We explore why some colleges are more successful than others in helping Hispanic students with similar academic backgrounds earn degrees, and we identify some obstacles Hispanic students face in completing a bachelor's degree. Finally, we note specific conditions that seem to affect graduation rates and discuss actions that can be taken to improve them. Among the most important:

A High Level of Institutional Commitment. The most consistent finding of our report is that an institutional focus on and commitment to high levels of retention and completion for all students is a crucial prerequisite to maintaining and improving the percentage of Hispanic students who complete a bachelor's degree.

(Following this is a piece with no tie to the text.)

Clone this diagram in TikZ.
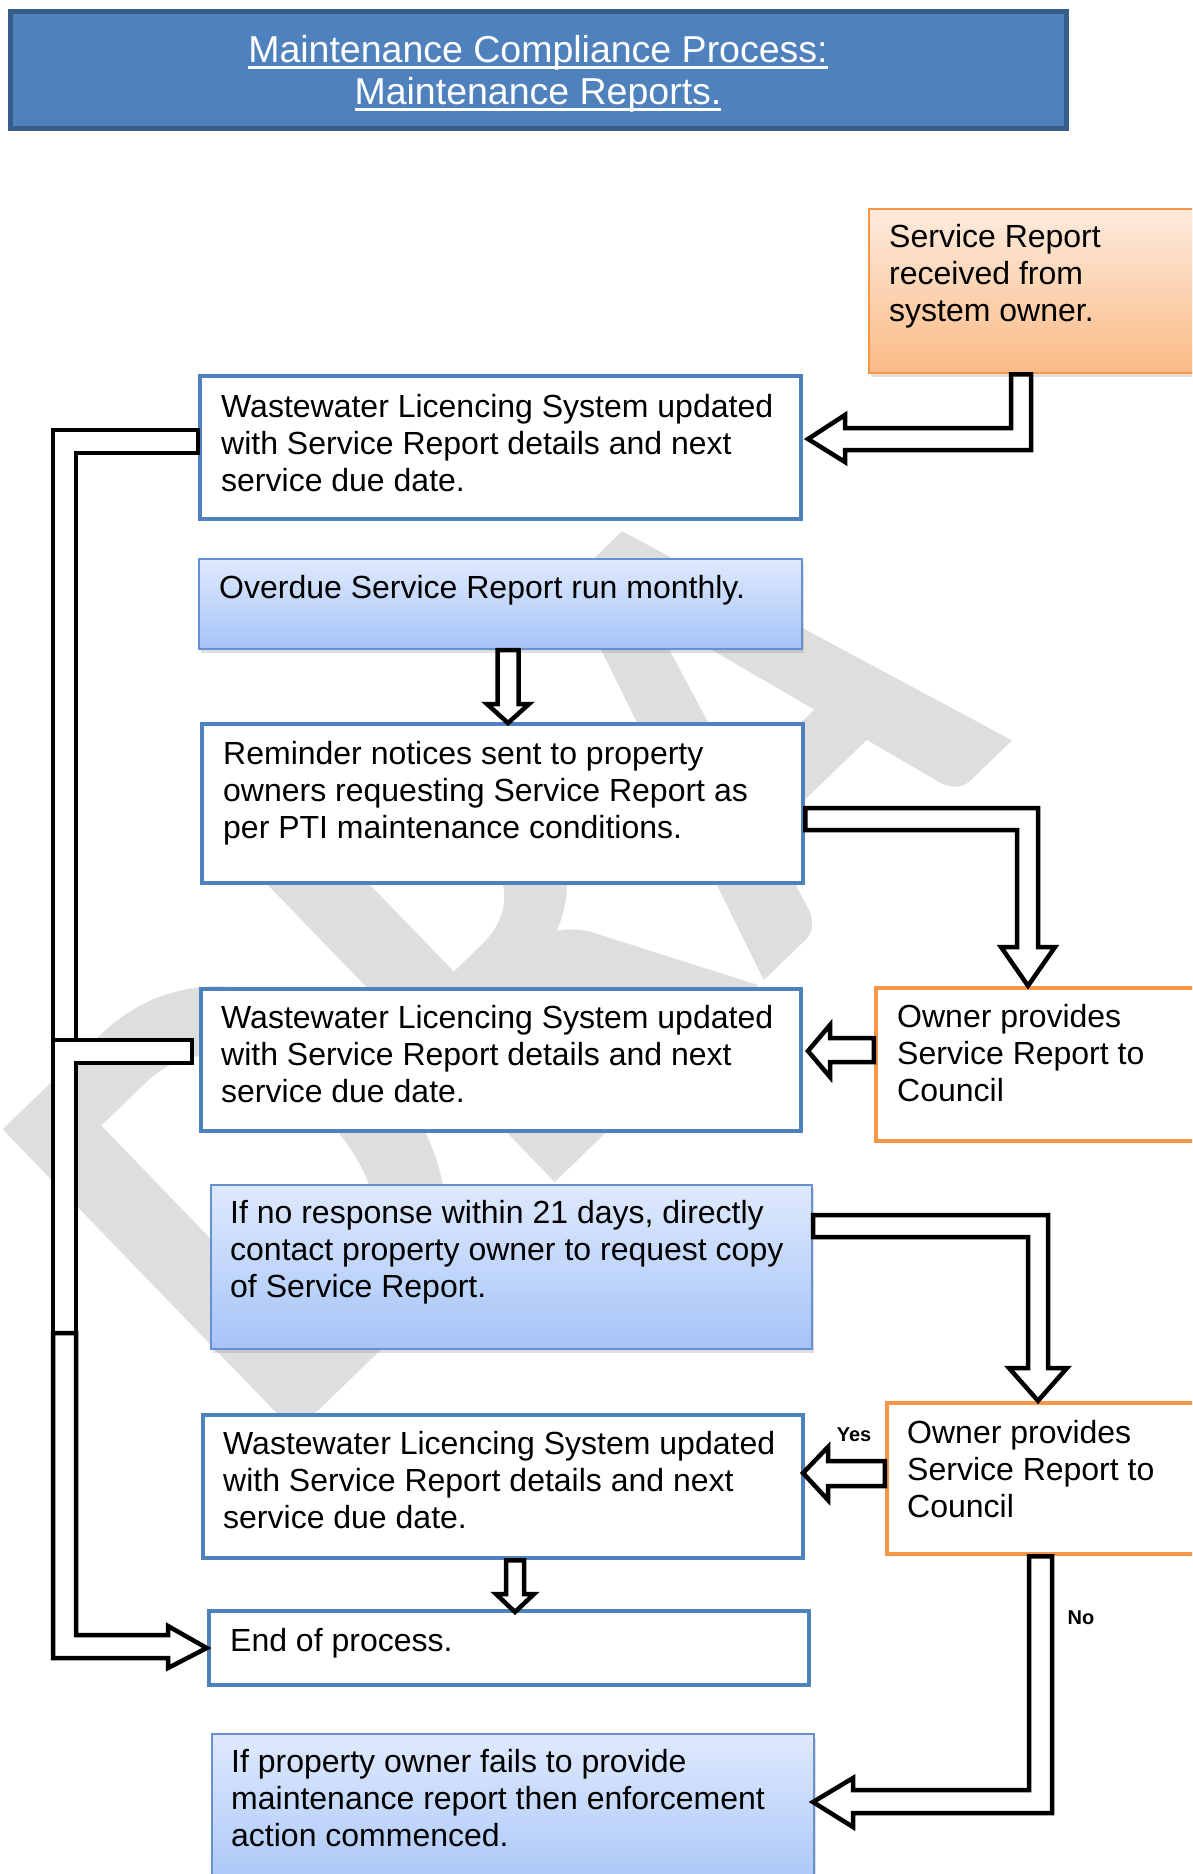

Better Consumer Information. Hispanic students and their families often suffer from a lack of information about the true cost of college, the type of college they are qualified to attend, and college practices and culture. Hispanic students are especially likely to be "undermatched," or to enroll at a college that is less selective than they are qualified to attend. Given the relationship between selectivity and graduation rates, undermatched Hispanic students are more likely to leave college without completing their degrees than if they had attended more selective schools. Reforms that help to disseminate information about which schools are within students' reach, both financially and academically, and which schools have a successful track record with Hispanic students could lead to a better match between the qualifications of Hispanic students and colleges and universities. This would in turn increase graduation rates. Better counseling about available financial aid also would likely lower the rate at which Hispanic students drop out of college for financial reasons.

A Focus on Retention and Graduation Rates. Improving consumer information is unlikely to promote college completion in the absence of incentives for schools to focus on retention and graduation rates. The undermatch argument largely ignores the role institutions play in ensuring that their students remain enrolled, engaged, and moving toward a degree. Put simply, all students should be encouraged to go to more selective schools if they are qualified, and schools must do a better job with the students they enroll.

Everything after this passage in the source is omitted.